Deciphering the Code

"Lapham is a very mysterious character," says Kinsley. "One of the mysteries is: What the hell is he saying when he's writing? I sometimes feel like I'm in a reading comprehension test and I'll turn the page and there will be questions like: What is the theme of this passage?"

Ouch.

Lapham's monthly essays -- they'll appear bimonthly after his retirement -- are an acquired taste. In 1995, they won a National Magazine Award, the judges praising his "exhilarating point of view in an age of conformity."

But others are not so kind. "They all amount to pretty much the same contemptuous, Olympian jeremiad," Kurt Andersen wrote in New York magazine. To Kinsley, the essays are "dripping with disdain."

"They're missing the jokes," Lapham responds, sitting in an Italian restaurant near his office, a place that appears to have spent a fortune trying to look like a grungy peasant trattoria. "The disdain could be read as comedy. It's satire."

Part of the problem is Lapham's style, which is self-consciously old-fashioned, a cross between Edward Gibbon and H.L. Mencken with a dash of Ambrose Bierce. Here, for instance, is a passage from his column about the funeral of Ronald Reagan: "I was reminded of the resemblance between the countercultural uprising of the 1960s and the Republican Risorgimento of the 1980s -- two troupes of utopian anarchists believing themselves entitled to more than they already had, one of them refusing to grow up, the other determined not to grow old."

Lapham sees his essays as ironic observations of a flawed species. "Human folly is human folly in whatever century it's encountered," he says. "I'm watching fools leap and dance.

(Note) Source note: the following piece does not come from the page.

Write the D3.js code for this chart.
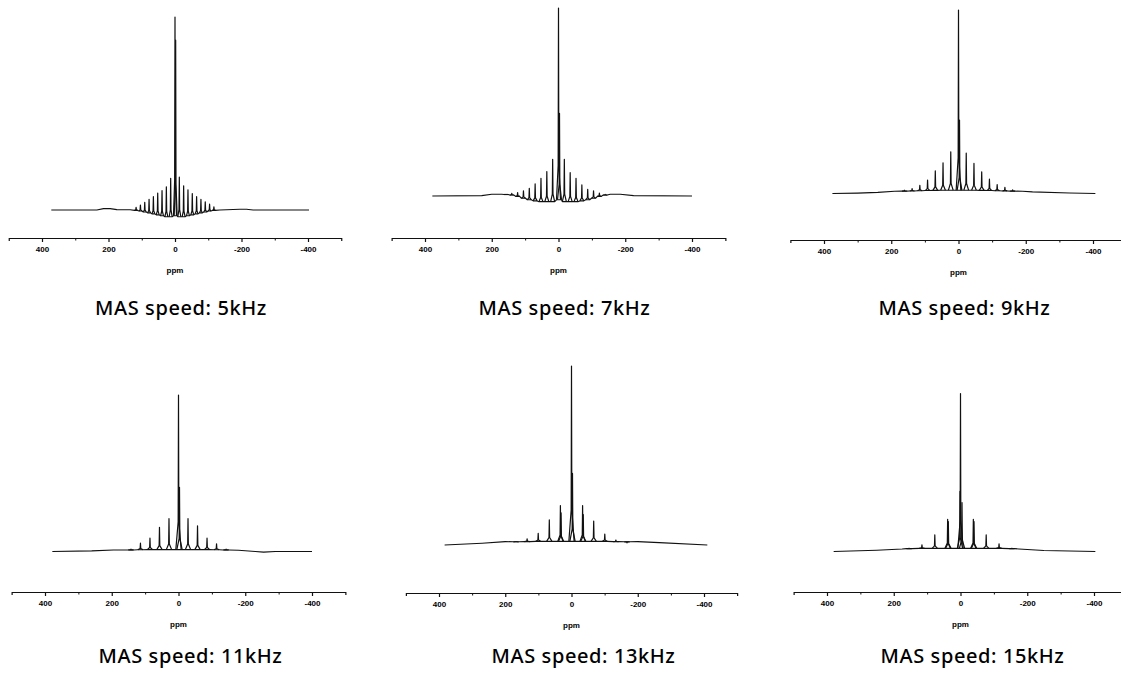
<!DOCTYPE html>
<html><head><meta charset="utf-8">
<script src="https://cdn.jsdelivr.net/npm/d3@7"></script>
<style>body{margin:0;background:#fff}svg{display:block}</style>
</head><body>
<svg id="c" width="1121" height="679"></svg>
<script>
// ---------------- DATA ----------------
const titles = ["MAS speed: 5kHz", "MAS speed: 7kHz", "MAS speed: 9kHz",
                "MAS speed: 11kHz", "MAS speed: 13kHz", "MAS speed: 15kHz"];
const majorTicks = [400, 200, 0, -200, -400];
const minorTicks = [300, 100, -100, -300];
const axisTitle = "ppm";

// peaks: [ppm, intensity (% of main), trough level beside the peak]
const peaks5k = [[0,100,-3],[-2,88,-3],
  [13,16.4,-3.5],[26,12,-3.5],[39,10,-3],[52,8.8,-2.5],[65,6.9,-2],[78,5.5,-1.5],[91,4,-1],[104,2.6,-0.5],[117,1.4,-0.2],
  [-13,17,-3.5],[-26,12.5,-3.5],[-39,10.5,-3],[-52,8.5,-2.5],[-65,6.9,-2],[-78,5.5,-1.5],[-91,4.2,-1],[-104,3,-0.5],[-117,1.6,-0.2]];
const base5k = [[372,0],[235,0],[215,0.7],[195,0.7],[175,0.2],[135,0.1],[-135,0],[-195,0.4],[-215,0.4],[-235,0],[-403,0]];

const peaks7k = [[0,100,-2],[-3,44,-2],
  [17.5,19.5,-3],[35,13,-3],[52.5,9.4,-3],[70,6.4,-2.6],[87.5,4.1,-2],[105,2.8,-1.2],[122.5,1.8,-0.2],[140,1.4,0.5],[157,0.8,0.8],
  [-17.5,19.5,-3],[-35,12.4,-3],[-52.5,9.4,-3],[-70,5.9,-2.6],[-87.5,3.6,-2],[-105,2.8,-1.2],[-122.5,1.5,-0.2],[-140,0.8,0.5]];
const base7k = [[378,0],[230,0.2],[200,0.9],[170,0.9],[-155,0.9],[-185,0.9],[-225,0.2],[-400,0]];

const peaks9k = [[0,100,1.8],[-3,40,1.8],
  [23,22.7,1.8],[46,16.7,1.8],[69,12.4,1.7],[92,7.3,1.6],[115,4.5,1.5],[138,2.7,1.4],[161,1.8,1.3],
  [-23,22,1.8],[-46,16.4,1.8],[-69,11.8,1.7],[-92,7.8,1.6],[-115,4.9,1.5],[-138,3.3,1.4],[-161,2,1.3]];
const base9k = [[375,0],[300,0.2],[240,0.6],[190,1.2],[-190,1.2],[-220,0.9],[-330,0.3],[-407,0]];

const peaks11k = [[0,100,1.2],[-3,41,1.2],
  [28.5,21,1.2],[57,15.5,1.2],[85.5,8.5,1.2],[114,5.3,1.1],[142.5,1.5,1],
  [-28.5,21,1.2],[-57,16.4,1.2],[-85.5,8.5,1.2],[-114,4.9,1.1],[-142.5,1.5,1]];
const base11k = [[378,0],[260,0.4],[195,1],[-180,0.8],[-230,0],[-255,-0.4],[-290,0],[-400,0]];

const peaks13k = [[0,100,2],[-3,40,2],
  [33.5,22,2],[31.5,18,2],[67,14,2],[100.5,6.5,2],[134,3.4,1.9],[167.5,1.9,1.8],
  [-33.5,22,2],[-35.5,17,2],[-67,13.4,2],[-100.5,6.1,2],[-134,2.8,1.9],[-167.5,1.2,1.8]];
const base13k = [[383,0],[270,1],[200,1.9],[-200,1.9],[-265,1.3],[-410,0]];

const peaks15k = [[0,100,2],[1.5,38,2],[-4.5,31,2],
  [38.5,20.4,2],[36.5,19,2],[77,10.5,2],[115.5,4.2,2],[154,2,1.8],
  [-38.5,20.4,2],[-40.5,19,2],[-77,10.5,2],[-115.5,4.8,2],[-154,2,1.8]];
const base15k = [[380,0],[251,0.8],[175,1.6],[-175,1.6],[-250,0.6],[-404,0]];

const peakSets = [peaks5k, peaks7k, peaks9k, peaks11k, peaks13k, peaks15k];
const baseSets = [base5k, base7k, base9k, base11k, base13k, base15k];

// ---------------- LAYOUT / STYLE ----------------
const layout = [
  {x400: 42,  xm400: 308,  baseY: 210,   topY: 17,    axisY: 238, titleY: 315, foot: 4.5},
  {x400: 425, xm400: 692,  baseY: 196,   topY: 8,     axisY: 238, titleY: 315, foot: 6},
  {x400: 824, xm400: 1093, baseY: 193.5, topY: 10,    axisY: 240, titleY: 315, foot: 7},
  {x400: 45,  xm400: 312,  baseY: 551.5, topY: 395,   axisY: 592, titleY: 663, foot: 8},
  {x400: 439, xm400: 704,  baseY: 545,   topY: 366,   axisY: 593, titleY: 663, foot: 8},
  {x400: 827, xm400: 1094, baseY: 551.5, topY: 393.5, axisY: 592, titleY: 663, foot: 8}
];
const TIP = 1.0;
const INK = "#111";

const svg = d3.select("#c");
svg.append("rect").attr("width",1121).attr("height",679).attr("fill","#fff");

titles.forEach((t, i) => {
  const L = layout[i];
  const peaks = peakSets[i], base = baseSets[i];
  const x = d3.scaleLinear().domain([400, -400]).range([L.x400, L.xm400]);
  const y = d3.scaleLinear().domain([0, 100]).range([L.baseY, L.topY]);
  const line = d3.line().x(d => x(d[0])).y(d => y(d[1]));
  const g = svg.append("g");

  // baseline through troughs
  const bpts = base.concat(peaks.flatMap(p => [[p[0] + L.foot, p[2]], [p[0] - L.foot, p[2]]]))
                   .sort((a, b) => b[0] - a[0]);
  g.append("path").attr("d", line(bpts)).attr("fill", "none")
    .attr("stroke", INK).attr("stroke-width", 1.1).attr("stroke-linejoin", "round");

  // peaks
  g.selectAll("path.pk").data(peaks).join("path").attr("class", "pk")
    .attr("d", p => line([[p[0] + L.foot, p[2]], [p[0] + TIP, p[2] + (p[1] - p[2]) * 0.18],
                          [p[0], p[1]], [p[0] - TIP, p[2] + (p[1] - p[2]) * 0.18], [p[0] - L.foot, p[2]]]))
    .attr("fill", "none").attr("stroke", INK).attr("stroke-width", 1.2).attr("stroke-linejoin", "round");

  // axis
  const xa = d3.scaleLinear().domain([500, -500]).range([x(500), x(-500)]);
  const ax = g.append("g").attr("transform", `translate(0,${L.axisY})`)
    .call(d3.axisBottom(xa).tickValues(majorTicks).tickSize(4).tickSizeOuter(3).tickPadding(4)
      .tickFormat(d => String(d)));
  ax.select(".domain").attr("stroke", INK).attr("stroke-width", 1.2);
  ax.selectAll(".tick line").attr("stroke", INK).attr("stroke-width", 1.2);
  ax.selectAll(".tick text").attr("fill", "#000")
    .style("font-family", "'Liberation Sans', Arial, sans-serif").style("font-size", "8px").style("font-weight", "bold");
  const mx = g.append("g").attr("transform", `translate(0,${L.axisY})`)
    .call(d3.axisBottom(xa).tickValues(minorTicks).tickSize(2.5).tickFormat(""));
  mx.select(".domain").remove();
  mx.selectAll(".tick line").attr("stroke", INK).attr("stroke-width", 1);

  g.append("text").attr("x", x(0)).attr("y", L.axisY + 35).attr("text-anchor", "middle")
    .style("font-family", "'Liberation Sans', Arial, sans-serif").style("font-size", "8px").style("font-weight", "bold")
    .text(axisTitle);

  g.append("text").attr("x", x(0) - 80).attr("y", L.titleY)
    .style("font-family", "'Noto Sans', sans-serif").style("font-size", "20px").style("font-weight", "500")
    .style("letter-spacing", "0.6px")
    .attr("fill", "#000").text(t);
});
</script>
</body></html>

What am I supposed to do, say they're not fools?"

That attitude pervades Lapham's satirical documentary film, "The American Ruling Class," which premiered last spring in New York and will finally open in Washington on March 31. Lapham wrote the script and he also acts in the film, guiding two actors who play naive young Yale graduates on a tour of America's elite. The movie is not likely to break any box office records, but it does illustrate Lapham's impressive ability to persuade his famous friends to appear on camera: Kurt Vonnegut, Walter Cronkite, Bill Bradley, outgoing Harvard President Larry Summers, former Reagan and George H.W. Bush administration official James A. Baker III, among many others.

Pondering retirement, he does not speak lyrically of spending the golden years with his wife and three adult children. Instead, he ticks off a long list of projects. He'd like to start a quarterly history magazine, and he's got lots of ideas for books: a biography of William Howard Taft, a history of America in the second half of the 20th century and perhaps the rise and fall of America's shipping industry.

"My family has been in the shipping business since the late 18th century," he says.

By now, he has finished his pasta and fish and he's getting visibly antsy, twitching in his seat like a boy trapped in school or a junkie hungry for a fix.

"I've got to take a brief cigarette break," he says.

He strides out of the restaurant, flares up a Parliament and stands on the sidewalk in his spiffy suit, inhaling avidly.

Is this a historic moment? Are we witnessing the last of the great literary smokers?

"Kurt Vonnegut still smokes," he says. "He smokes more than I do. I smoke two packs a day, he probably smokes four."

He takes a final drag, then tosses the smoldering ruin of his Parliament into the gutter.

"Kurt says he's going to sue the tobacco companies for false advertising," Lapham continues. "He says every pack has a warning that says smoking will kill you, but it has failed to kill him."

Lapham laughs. "They'll probably write back and say, 'Smoke more, you crazy bastard!' "

Then he lights up another cigarette and heads back to work.